Официантка – косметика да кости – швыряет сэндвич Глории на мой край стола. Я протестую, она, сделав круглые глаза, перебрасывает тарелку через стол. Плюхает мой суп прямо туда, где был сэндвич. Спрашивает, нужен ли мне свежий молотый перец – голос ее полон сарказма. Я говорю, что нужен, она старательно сыплет перец мимо тарелки на мой костюм.
– Но я не понимаю, какой в этом смысл, Глория. Что с того, что Перри невиновен? Все кругом невиновны.
Я пытаюсь объяснить, прошу ее вспомнить, что представляет собой издательская индустрия. Масс-медиа, все эти теле– и радиошоу подхватят тему. Если это разрешат, они будут выглядеть героями, если нет – останутся в дураках. Это дело – проверка, проверка законодательной системы в Америке в конце двадцатого века.
– Суть в том, что из меня куда лучший подозреваемый. У меня больше правдоподобных мотивов и возможностей. Все так считают. – Я достаю из портфеля альбом для вырезок – кожаный переплет, страницы из черного картона, и открываю его посередине. Самые свежие статьи обо мне.
Джорджия улыбается:
– Я должна чувствовать ревность?
– Я просто пытаюсь быть честной. – Зачерпнув ложкой суп, пробую его, пока она просматривает эксклюзивный материал «Кроникл»: «ВРАЧ ПИ-ДЖЕЯ СООБЩИЛ, ЧТО ПРИ ПОСЛЕДНЕМ ОСМОТРЕ С КЛЮЧИЦЕЙ ВСЕ БЫЛО В ПОРЯДКЕ».
– Между прочим, я чувствую, что ты можешь получить Пулитцера, а у лауреатов Пулитцера побольше возможностей для публикации.
– А ты сможешь распродать огромный тираж.

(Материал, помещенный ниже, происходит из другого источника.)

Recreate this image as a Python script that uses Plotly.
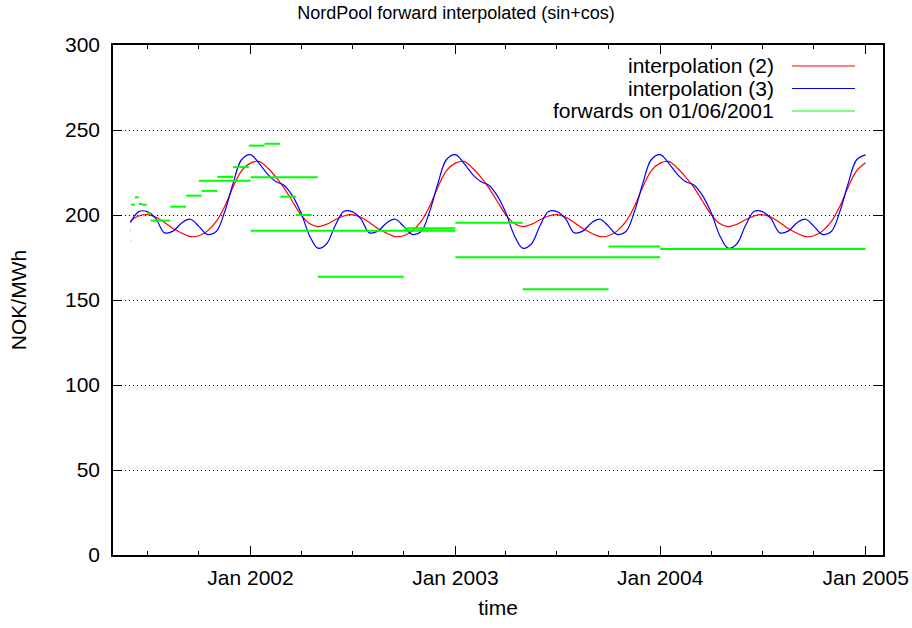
import plotly.graph_objects as go

# ---------------------------------------------------------------------------
# Data
# ---------------------------------------------------------------------------
# Sampling dates of the interpolated curves: 1st and 16th of every month,
# from 1 June 2001 up to 1 January 2005.
curve_dates = [
    f"{y}-{m:02d}-{d:02d}"
    for y in range(2001, 2005)
    for m in range(1, 13)
    for d in (1, 16)
    if (y, m) >= (2001, 6)
] + ["2005-01-01"]

# interpolation (2) -- NOK/MWh
interp2_2001 = [196.5, 199.4, 200.2, 198.8, 195.6, 192.0, 189.3, 187.3, 187.8, 190.5,
                196.2, 205.0, 216.5, 226.0]
interp2_2002 = [230.5, 231.5, 227.5, 222.0, 216.3, 208.4, 200.1, 195.0, 193.2, 194.5,
                197.2, 199.4, 200.2, 198.8, 195.6, 192.0, 189.3, 187.3, 187.8, 190.5,
                196.2, 205.0, 216.5, 226.0]
interp2_2003 = [230.5, 231.5, 227.5, 222.0, 216.3, 208.4, 200.1, 195.0, 193.2, 194.5,
                197.2, 199.4, 200.2, 198.8, 195.6, 192.0, 189.3, 187.3, 187.8, 190.5,
                196.2, 205.0, 216.5, 226.0]
interp2_2004 = [230.5, 231.5, 227.5, 222.0, 216.3, 208.4, 200.1, 195.0, 193.2, 194.5,
                197.2, 199.4, 200.2, 198.8, 195.6, 192.0, 189.3, 187.3, 187.8, 190.5,
                196.2, 205.0, 216.5, 226.0]
interp2_2005 = [230.7]

# interpolation (3) -- NOK/MWh
interp3_2001 = [195.5, 202.0, 202.0, 198.0, 189.5, 190.5, 195.5, 197.5, 193.3, 188.6,
                190.3, 201.9, 218.6, 232.5]
interp3_2002 = [235.5, 230.5, 223.8, 219.5, 217.7, 211.7, 201.3, 188.0, 180.5, 182.8,
                193.8, 202.0, 202.0, 198.0, 189.5, 190.5, 195.5, 197.5, 193.3, 188.6,
                190.3, 201.9, 218.6, 232.5]
interp3_2003 = [235.5, 230.5, 223.8, 219.5, 217.7, 211.7, 201.3, 188.0, 180.5, 182.8,
                193.8, 202.0, 202.0, 198.0, 189.5, 190.5, 195.5, 197.5, 193.3, 188.6,
                190.3, 201.9, 218.6, 232.5]
interp3_2004 = [235.5, 230.5, 223.8, 219.5, 217.7, 211.7, 201.3, 188.0, 180.5, 182.8,
                193.8, 202.0, 202.0, 198.0, 189.5, 190.5, 195.5, 197.5, 193.3, 188.6,
                190.3, 201.9, 218.6, 232.5]
interp3_2005 = [235.4]

interp2 = interp2_2001 + interp2_2002 + interp2_2003 + interp2_2004 + interp2_2005
interp3 = interp3_2001 + interp3_2002 + interp3_2003 + interp3_2004 + interp3_2005

# Forward contracts quoted on 01/06/2001: delivery start, delivery end, price
fwd_start = ["2001-06-01", "2001-06-02", "2001-06-02", "2001-06-09", "2001-06-16",
             "2001-06-23", "2001-06-30", "2001-07-07", "2001-08-11", "2001-09-08",
             "2001-10-06", "2001-11-03", "2001-12-01", "2001-12-29", "2002-01-26",
             "2002-02-23", "2002-03-23",
             "2001-10-01", "2002-01-01", "2002-05-01", "2002-10-01", "2003-01-01",
             "2003-05-01", "2003-10-01",
             "2002-01-01", "2003-01-01", "2004-01-01"]
fwd_end = ["2001-06-02", "2001-06-03", "2001-06-09", "2001-06-16", "2001-06-23",
           "2001-06-30", "2001-07-07", "2001-08-11", "2001-09-08", "2001-10-06",
           "2001-11-03", "2001-12-01", "2001-12-29", "2002-01-26", "2002-02-23",
           "2002-03-23", "2002-04-20",
           "2002-01-01", "2002-05-01", "2002-10-01", "2003-01-01", "2003-05-01",
           "2003-10-01", "2004-01-01",
           "2003-01-01", "2004-01-01", "2005-01-01"]
fwd_price = [191.0, 185.0, 206.1, 210.4, 206.5,
             206.0, 201.0, 196.7, 204.9, 211.4,
             214.2, 222.4, 228.2, 240.8, 241.9,
             210.8, 200.0,
             220.1, 222.2, 163.7, 192.2, 195.5,
             156.3, 181.4,
             190.7, 175.1, 180.0]

year_ticks = ["2002-01-01", "2003-01-01", "2004-01-01", "2005-01-01"]
year_labels = ["Jan 2002", "Jan 2003", "Jan 2004", "Jan 2005"]
price_ticks = [0, 50, 100, 150, 200, 250, 300]

series_names = ["interpolation (2)", "interpolation (3)", "forwards on 01/06/2001"]
series_colors = ["#ff0000", "#0000ff", "#00ff00"]

# ---------------------------------------------------------------------------
# Figure
# ---------------------------------------------------------------------------
fig = go.Figure()

fig.add_trace(go.Scatter(
    x=curve_dates, y=interp2, mode="lines", name=series_names[0],
    line=dict(color=series_colors[0], width=1.2, shape="spline", smoothing=1.0),
))
fig.add_trace(go.Scatter(
    x=curve_dates, y=interp3, mode="lines", name=series_names[1],
    line=dict(color=series_colors[1], width=1.2, shape="spline", smoothing=1.0),
))

# each forward is a horizontal segment over its delivery period
fx, fy = [], []
for s, e, p in zip(fwd_start, fwd_end, fwd_price):
    fx += [s, e, None]
    fy += [p, p, None]
fig.add_trace(go.Scatter(
    x=fx, y=fy, mode="lines", name=series_names[2],
    line=dict(color=series_colors[2], width=2),
))

FONT = "Liberation Sans, Arial, Helvetica, sans-serif"

fig.update_layout(
    width=912, height=628,
    margin=dict(l=113, r=29, t=45, b=73, autoexpand=False),
    plot_bgcolor="white", paper_bgcolor="white",
    font=dict(family=FONT, size=21, color="black"),
    showlegend=False,
    title=dict(
        text="NordPool forward interpolated (sin+cos)",
        x=0.5, xref="container", xanchor="center",
        y=1 - 13 / 628, yref="container", yanchor="middle",
        font=dict(family=FONT, size=18, color="black"),
    ),
)

fig.update_xaxes(
    type="date", range=["2001-05-01", "2005-02-01"], automargin=False,
    tickmode="array", tickvals=year_ticks, ticktext=year_labels,
    ticks="inside", ticklen=9, tickwidth=1.2, tickcolor="black",
    ticklabelstandoff=3,
    showline=True, linecolor="black", linewidth=1.5, mirror="ticks",
    showgrid=False, zeroline=False,
    minor=dict(dtick="M3", tick0="2001-01-01", ticks="inside", ticklen=4,
               tickwidth=1.2, tickcolor="black", showgrid=False),
    tickfont=dict(size=21),
    title=dict(text="time", standoff=12, font=dict(size=21)),
)
fig.update_yaxes(
    range=[0, 300], tickmode="array", tickvals=price_ticks, automargin=False,
    ticks="inside", ticklen=9, tickwidth=1.2, tickcolor="black",
    ticklabelstandoff=7,
    showline=True, linecolor="black", linewidth=1.5, mirror="ticks",
    showgrid=True, gridcolor="black", gridwidth=1, griddash="1px,3px",
    zeroline=False,
    tickfont=dict(size=21),
    title=dict(text="NOK/MWh", standoff=33, font=dict(size=21)),
)

# key in the upper right corner: right-aligned label followed by a line sample
def px_x(px):
    return (px - 113) / 770.0

def px_y(py):
    return (555 - py) / 510.0

key_rows = [66, 88.5, 111]
for name, color, row in zip(series_names, series_colors, key_rows):
    fig.add_annotation(
        x=px_x(776), y=px_y(row), xref="paper", yref="paper",
        text=name, showarrow=False, xanchor="right", yanchor="middle",
        font=dict(family=FONT, size=21, color="black"),
    )
    fig.add_shape(
        type="line", xref="paper", yref="paper",
        x0=px_x(792), x1=px_x(855), y0=px_y(row), y1=px_y(row),
        line=dict(color=color, width=1.2),
    )

fig.write_html("out.html")
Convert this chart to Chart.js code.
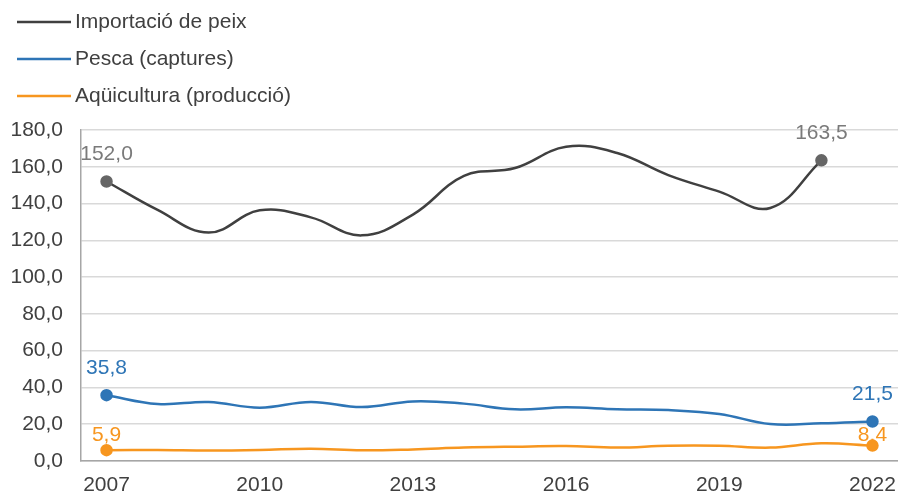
<!DOCTYPE html>
<html lang="ca">
<head>
    <meta charset="UTF-8">
    <title>Importació, pesca i aqüicultura</title>
    <script src="https://cdn.jsdelivr.net/npm/chart.js"></script>
    <style>
        html, body { margin: 0; padding: 0; background: #fff; }
        #wrap { position: relative; width: 898px; height: 494px; }
    </style>
</head>
<body>
    <div id="wrap">
        <canvas id="myChart" width="898" height="494"></canvas>
    </div>
<script>
    var years = ['2007','2008','2009','2010','2011','2012','2013','2014','2015','2016','2017','2018','2019','2020','2021','2022'];
    var importacio = [152.0, 136.5, 124.2, 136.3, 132.5, 122.7, 134.0, 155.0, 159.3, 170.9, 167.5, 155.5, 146.5, 137.6, 163.5, null];
    var pesca = [35.8, 31.0, 32.1, 29.0, 32.1, 29.3, 32.4, 31.2, 28.1, 29.2, 28.1, 27.7, 25.6, 20.1, 20.5, 21.5];
    var aquicultura = [5.9, 6.0, 5.7, 6.0, 6.7, 5.8, 6.3, 7.3, 7.8, 8.1, 7.3, 8.3, 8.3, 7.3, 9.6, 8.4];
    var yTicks = [0, 20, 40, 60, 80, 100, 120, 140, 160, 180];
    var seriesNames = ['Importació de peix', 'Pesca (captures)', 'Aqüicultura (producció)'];

    var FONT = '"Liberation Sans", Arial, sans-serif';

    function comma(v){
        return v.toFixed(1).replace('.', ',');
    }

    // first and last point that has a value
    function ends(data){
        var first = -1, last = -1;
        for(var i = 0; i < data.length; i++){
            if(data[i] !== null){
                if(first < 0) first = i;
                last = i;
            }
        }
        return [first, last];
    }

    function endRadius(ctx){
        var e = ends(ctx.dataset.data);
        return (ctx.dataIndex === e[0] || ctx.dataIndex === e[1]) ? 5 : 0;
    }

    // labels on first / last point
    var endLabels = {
        id: 'endLabels',
        afterDatasetsDraw: function(chart){
            var c = chart.ctx;
            c.save();
            c.font = '21px ' + FONT;
            c.textAlign = 'center';
            c.textBaseline = 'middle';
            chart.data.datasets.forEach(function(ds, di){
                var meta = chart.getDatasetMeta(di);
                var e = ends(ds.data);
                c.fillStyle = ds.labelColor;
                [e[0], e[1]].forEach(function(idx, k){
                    var p = meta.data[idx];
                    c.fillText(comma(ds.data[idx]), p.x, p.y - ds.labelLift[k]);
                });
            });
            c.restore();
        }
    };

    // legend stacked in the top-left corner
    var cornerLegend = {
        id: 'cornerLegend',
        afterDraw: function(chart){
            var c = chart.ctx;
            c.save();
            c.font = '21px ' + FONT;
            c.textBaseline = 'middle';
            c.textAlign = 'left';
            chart.data.datasets.forEach(function(ds, i){
                var y = 22 + i * 37;
                c.strokeStyle = ds.borderColor;
                c.lineWidth = 2.5;
                c.beginPath();
                c.moveTo(17, y);
                c.lineTo(71, y);
                c.stroke();
                c.fillStyle = '#404040';
                c.fillText(ds.label, 75, y);
            });
            c.restore();
        }
    };

    new Chart(document.getElementById('myChart'), {
        type: 'line',
        data: {
            labels: years,
            datasets: [
                {
                    label: seriesNames[0],
                    data: importacio,
                    borderColor: '#404040',
                    backgroundColor: '#666666',
                    pointBackgroundColor: '#666666',
                    pointBorderColor: '#666666',
                    labelColor: '#7a7a7a',
                    labelLift: [27, 27],
                    borderWidth: 2.5,
                    tension: 0.4,
                    pointRadius: endRadius,
                    pointHoverRadius: endRadius
                },
                {
                    label: seriesNames[1],
                    data: pesca,
                    borderColor: '#2E75B6',
                    backgroundColor: '#2E75B6',
                    labelColor: '#2E75B6',
                    labelLift: [27, 27],
                    borderWidth: 2.5,
                    tension: 0.4,
                    pointRadius: endRadius,
                    pointHoverRadius: endRadius
                },
                {
                    label: seriesNames[2],
                    data: aquicultura,
                    borderColor: '#F7961F',
                    backgroundColor: '#F7961F',
                    labelColor: '#F7961F',
                    labelLift: [15, 10],
                    borderWidth: 2.5,
                    tension: 0.4,
                    pointRadius: endRadius,
                    pointHoverRadius: endRadius
                }
            ]
        },
        options: {
            responsive: false,
            animation: false,
            layout: {
                autoPadding: false,
                padding: { top: 130, right: 0, left: 0, bottom: 0 }
            },
            plugins: {
                legend: { display: false },
                tooltip: { enabled: false }
            },
            scales: {
                x: {
                    offset: true,
                    grid: { display: false, drawTicks: false },
                    border: { display: true, color: '#a6a6a6', width: 1.5 },
                    ticks: {
                        autoSkip: false,
                        maxRotation: 0,
                        padding: 12,
                        color: '#404040',
                        font: { size: 21, family: FONT },
                        callback: function(val, index){
                            return index % 3 === 0 ? this.getLabelForValue(val) : '';
                        }
                    },
                    afterFit: function(axis){
                        axis.height = 33;
                        // plot runs to the right edge of the canvas
                        axis.paddingLeft = 0;
                        axis.paddingRight = 0;
                    }
                },
                y: {
                    min: yTicks[0],
                    max: yTicks[yTicks.length - 1],
                    grid: { color: '#d9d9d9', lineWidth: 1.5, drawTicks: false },
                    border: { display: true, color: '#a6a6a6', width: 1.5 },
                    afterBuildTicks: function(axis){
                        axis.ticks = yTicks.map(function(v){ return { value: v }; });
                    },
                    ticks: {
                        padding: 18,
                        color: '#404040',
                        font: { size: 21, family: FONT },
                        callback: function(v){ return comma(v); }
                    },
                    afterFit: function(axis){ axis.width = 81; }
                }
            }
        },
        plugins: [endLabels, cornerLegend]
    });
</script>
</body>
</html>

Она переворачивает страницу. Колонка «Шум и ярость» из «Алгонкина» с пародией на мое досье в ФБР. Антиамериканская деятельность, в том числе – распитие «Фюме Блан» с пиццей. Никогда не запивала пиццу «Фюме Блан». Предпочитаю «Гевюрцтрамминер».
На следующей странице – пожалуйста, заметка из «Экзаминера» под заголовком «ПОСЛЕДНИЙ РАЗ ПИ-ДЖЕЙ БЫЛ У ВРАЧА ТРИ ГОДА НАЗАД». Да, у Пи-Джея была серьезная причина не любить медицину.
– Статья, которую я задумала, – не новостной материал. Это разоблачение. Я предлагаю тебе совершить уникальное проникновение в американскую законодательную систему. Плюс десять тысяч по завершении дела.